Transcripts of recorded conversations over police radios show that the municipal police regularly informed members of the Arellano Félix drug gang about federal raids and helicopter surveillance going back at least three years.

The tapes also suggest that several officers kept drug dealers apprised of the movements of federal agents on May 3, 2006, when an antinarcotics agent, Eduardo Reyes, 27, was gunned down by drug traffickers. Another tape strongly suggested that members of the department offered their services as gunmen for drug runners and indicated that they would transport drugs for the Félix cartel.

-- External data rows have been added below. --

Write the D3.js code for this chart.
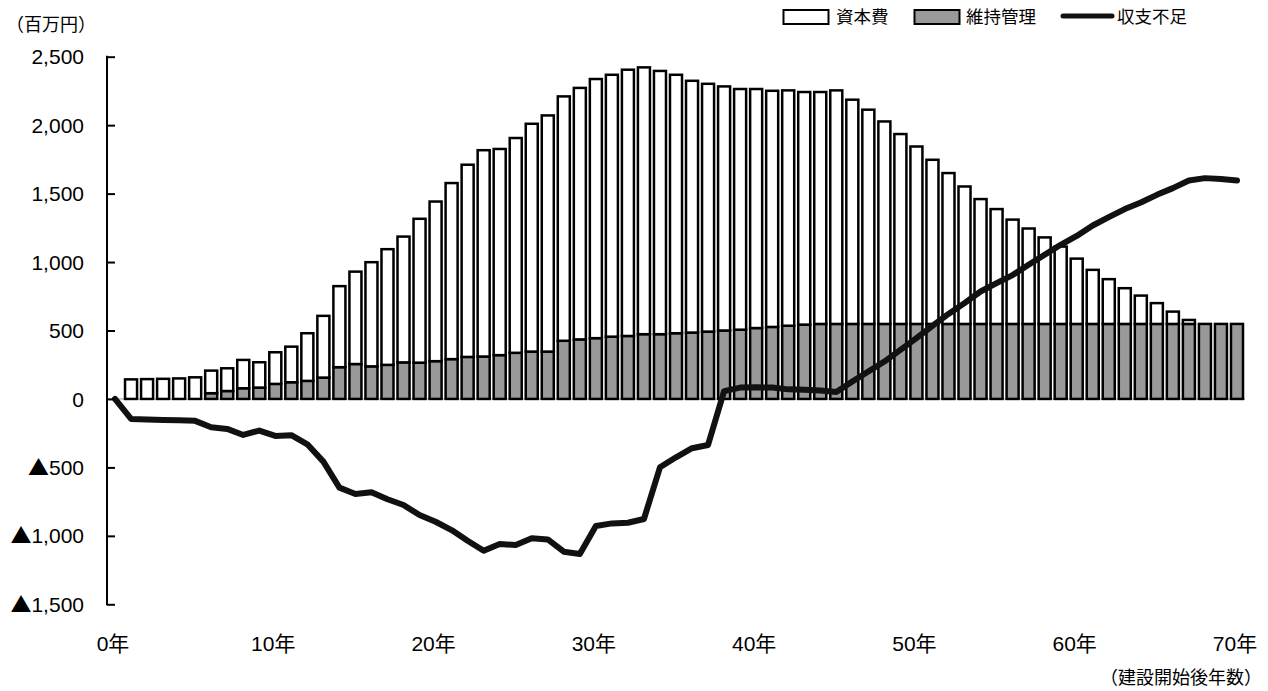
<!DOCTYPE html>
<html>
<head>
<meta charset="utf-8">
<script src="https://cdn.jsdelivr.net/npm/d3@7"></script>
<style>
  html, body { margin: 0; padding: 0; background: #fff; }
  svg { display: block; }
  text { font-family: "Liberation Sans", "Noto Sans CJK JP", sans-serif; fill: #000; }
  .cjk { font-family: "Noto Sans CJK JP", sans-serif; }
</style>
</head>
<body>
<svg id="chart" width="1268" height="691"></svg>
<script>
// ---- data ----
const years = [0,1,2,3,4,5,6,7,8,9,10,11,12,13,14,15,16,17,18,19,20,21,22,23,24,25,26,27,28,29,30,31,32,33,34,35,36,37,38,39,40,41,42,43,44,45,46,47,48,49,50,51,52,53,54,55,56,57,58,59,60,61,62,63,64,65,66,67,68,69,70];
// 資本費 (capital cost, stacked on top)
const capital = [0,143,145,147,150,158,165,166,207,185,231,260,348,451,592,675,761,845,919,1051,1166,1286,1404,1507,1506,1569,1664,1725,1785,1837,1893,1913,1945,1949,1923,1888,1839,1810,1783,1758,1746,1725,1719,1699,1694,1706,1638,1565,1479,1387,1296,1199,1102,1004,912,839,762,697,632,565,477,395,327,261,207,152,90,29,0,0,0];
// 維持管理 (maintenance, bottom of stack)
const maintenance = [0,0,0,0,0,0,42,58,78,83,110,122,132,156,232,255,238,249,267,265,276,291,307,310,320,337,346,346,425,435,444,455,460,473,473,480,485,492,500,506,518,526,535,543,548,548,548,548,548,548,548,548,548,548,548,548,548,548,548,548,548,548,548,548,548,548,548,548,548,548,548];
// 収支不足 (balance line)
const balance = [0,-146,-150,-153,-156,-160,-207,-219,-263,-231,-270,-265,-331,-458,-648,-694,-682,-733,-775,-848,-897,-958,-1036,-1109,-1060,-1067,-1018,-1026,-1116,-1133,-928,-909,-904,-877,-499,-426,-360,-336,57,83,85,83,70,68,61,51,127,200,273,358,444,534,621,700,785,846,905,980,1053,1126,1191,1267,1328,1387,1435,1491,1540,1596,1613,1606,1596];
const yTicks = [-1500,-1000,-500,0,500,1000,1500,2000,2500];
const yTickLabels = ["▲1,500","▲1,000","▲500","0","500","1,000","1,500","2,000","2,500"];
const xTickYears = [0,10,20,30,40,50,60,70];
const xTickLabels = ["0年","10年","20年","30年","40年","50年","60年","70年"];
const seriesNames = ["資本費","維持管理","収支不足"];
const yUnit = "（百万円）";
const xUnit = "（建設開始後年数）";

// ---- layout ----
const svg = d3.select("#chart");
const plotLeft = 107, plotRight = 1245, plotTop = 56.7, plotBottom = 604.3;

const x = d3.scaleBand()
  .domain(years)
  .range([plotLeft, plotRight])
  .paddingInner(0.25)
  .paddingOuter(0.125);
const y = d3.scaleLinear().domain([-1500, 2500]).range([plotBottom, plotTop]);
const cx = d => x(d) + x.bandwidth() / 2;

// baseline at zero
svg.append("line")
  .attr("x1", plotLeft).attr("x2", plotRight)
  .attr("y1", y(0)).attr("y2", y(0))
  .attr("stroke", "#999").attr("stroke-width", 1);

// stacked bars
const stackData = years.map((yr, i) => ({ year: yr, maintenance: maintenance[i], capital: capital[i] }));
const stack = d3.stack().keys(["maintenance", "capital"]);
const layers = stack(stackData);
const fills = { maintenance: "#999999", capital: "#ffffff" };

svg.append("g").selectAll("g")
  .data(layers)
  .join("g")
  .attr("fill", d => fills[d.key])
  .selectAll("rect")
  .data(d => d.filter(s => s[1] - s[0] > 0))
  .join("rect")
  .attr("x", d => x(d.data.year))
  .attr("width", x.bandwidth())
  .attr("y", d => y(d[1]))
  .attr("height", d => y(d[0]) - y(d[1]))
  .attr("stroke", "#000")
  .attr("stroke-width", 2.5);

// balance line
const line = d3.line()
  .x((d, i) => cx(years[i]))
  .y(d => y(d));
svg.append("path")
  .datum(balance)
  .attr("d", line)
  .attr("fill", "none")
  .attr("stroke", "#111")
  .attr("stroke-width", 6)
  .attr("stroke-linejoin", "round")
  .attr("stroke-linecap", "round");

// y axis
const yAxis = d3.axisRight(y)
  .tickValues(yTicks)
  .tickSize(8)
  .tickFormat((d, i) => yTickLabels[i]);
const yg = svg.append("g").attr("transform", `translate(${plotLeft},0)`).call(yAxis);
yg.select(".domain").remove();
yg.selectAll(".tick line").attr("stroke", "#000").attr("stroke-width", 2);
yg.selectAll(".tick text").remove();
yg.append("line")
  .attr("x1", 0).attr("x2", 0)
  .attr("y1", plotTop - 1).attr("y2", plotBottom + 1)
  .attr("stroke", "#000").attr("stroke-width", 2);

const yl = svg.append("g").selectAll("text")
  .data(yTicks)
  .join("text")
  .attr("x", 84)
  .attr("y", d => y(d))
  .attr("dy", "0.36em")
  .attr("text-anchor", "end")
  .attr("font-size", 21);
yl.each(function(d, i) {
  const t = d3.select(this);
  const label = yTickLabels[i];
  if (label.startsWith("▲")) {
    t.append("tspan").attr("class", "cjk").text("▲");
    t.append("tspan").text(label.slice(1));
  } else {
    t.text(label);
  }
});

// x labels
svg.append("g").selectAll("text")
  .data(xTickYears)
  .join("text")
  .attr("x", d => cx(d) - 2)
  .attr("y", 643)
  .attr("dy", "0.36em")
  .attr("text-anchor", "middle")
  .attr("font-size", 21)
  .text((d, i) => xTickLabels[i]);

// unit labels
svg.append("text").attr("class", "cjk")
  .attr("x", 6).attr("y", 25).attr("dy", "0.36em")
  .attr("font-size", 18).text(yUnit);
svg.append("text").attr("class", "cjk")
  .attr("x", 1262).attr("y", 678).attr("dy", "0.36em")
  .attr("text-anchor", "end")
  .attr("font-size", 18).text(xUnit);

// legend
const lg = svg.append("g");
lg.append("rect").attr("x", 783.5).attr("y", 10).attr("width", 45).attr("height", 14)
  .attr("fill", "#fff").attr("stroke", "#000").attr("stroke-width", 2);
lg.append("text").attr("class", "cjk").attr("x", 836).attr("y", 17).attr("dy", "0.36em")
  .attr("font-size", 17.5).text(seriesNames[0]);
lg.append("rect").attr("x", 914.5).attr("y", 10).attr("width", 45).attr("height", 14)
  .attr("fill", "#999999").attr("stroke", "#000").attr("stroke-width", 2);
lg.append("text").attr("class", "cjk").attr("x", 966).attr("y", 17).attr("dy", "0.36em")
  .attr("font-size", 17.5).text(seriesNames[1]);
lg.append("line").attr("x1", 1063).attr("x2", 1112).attr("y1", 16).attr("y2", 16)
  .attr("stroke", "#111").attr("stroke-width", 5).attr("stroke-linecap", "round");
lg.append("text").attr("class", "cjk").attr("x", 1117).attr("y", 17).attr("dy", "0.36em")
  .attr("font-size", 17.5).text(seriesNames[2]);
</script>
</body>
</html>
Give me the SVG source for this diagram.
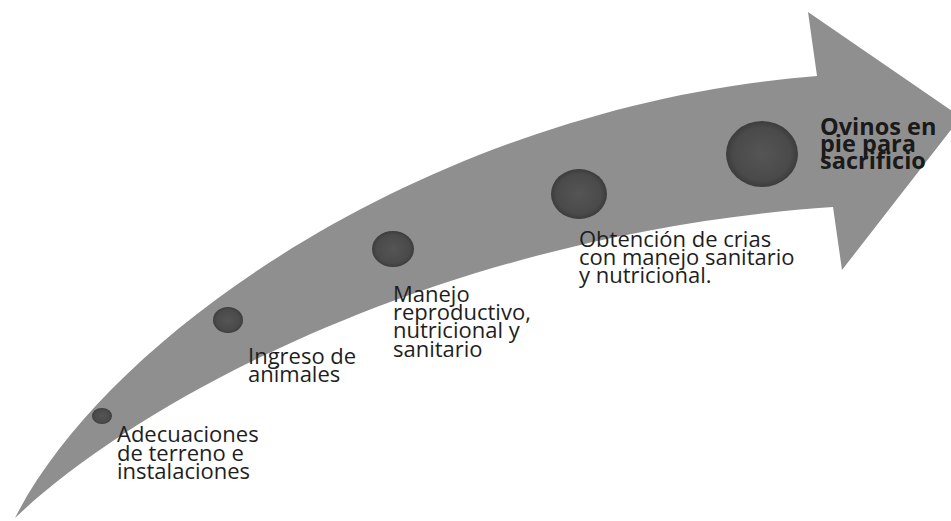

The existence of the tapes and of an investigation into them were reported Tuesday in La Reforma, perhaps the most influential newspaper in the country and one whose editorials often coincide with the ideas of President Felipe Calderón, a conservative from the National Action Party. Mr. Calderón’s party has held the governor’s office of Baja California for 18 years, but this year its candidate faces a strong challenge from Jorge Hank Rhon, the mayor of Tijuana and the scion of a powerful political family from the Institutional Revolutionary Party, which ruled Mexico without serious opposition until the late 1990s.

On Tuesday night, Mr. Hank Rhon called the release of the tapes a political stunt intended to damage his campaign. He said the federal government had previously provided him with the same tapes but none of the officers could be identified.

He said that he asked the attorney general to “tell me which municipal officer is criminal, and I will put him in jail,” but he was never given the names, so he took no action.

“How strange it is that five days before the election they come out with a rumor,” he said.

Over the years, Mr. Hank Rhon, who owns hundreds of casinos and betting parlors, has been accused of having links to drug traffickers, laundering money, trafficking in exotic animals and having a hand in the execution of a journalist who delved into his affairs in the 1980s.

But none of those charges were ever proved, and he easily won election as mayor in 2004. He is running neck and neck for governor now against the National Action candidate, José Guadalupe Osuna Millán, Tijuana’s mayor from 1995 to 1998.

Mr. Hank Rhon has campaigned on a law-and-order platform, asserting that he has reduced crime over the last two and half years, a time when by most independent accounts Tijuana has seen more drug-related killings and kidnappings than ever.

The violence in Tijuana was so bad last year that President Calderón sent in thousands of troops and federal agents to restore order and to stop the killings among drug dealers. He also temporarily disarmed the local police earlier this year.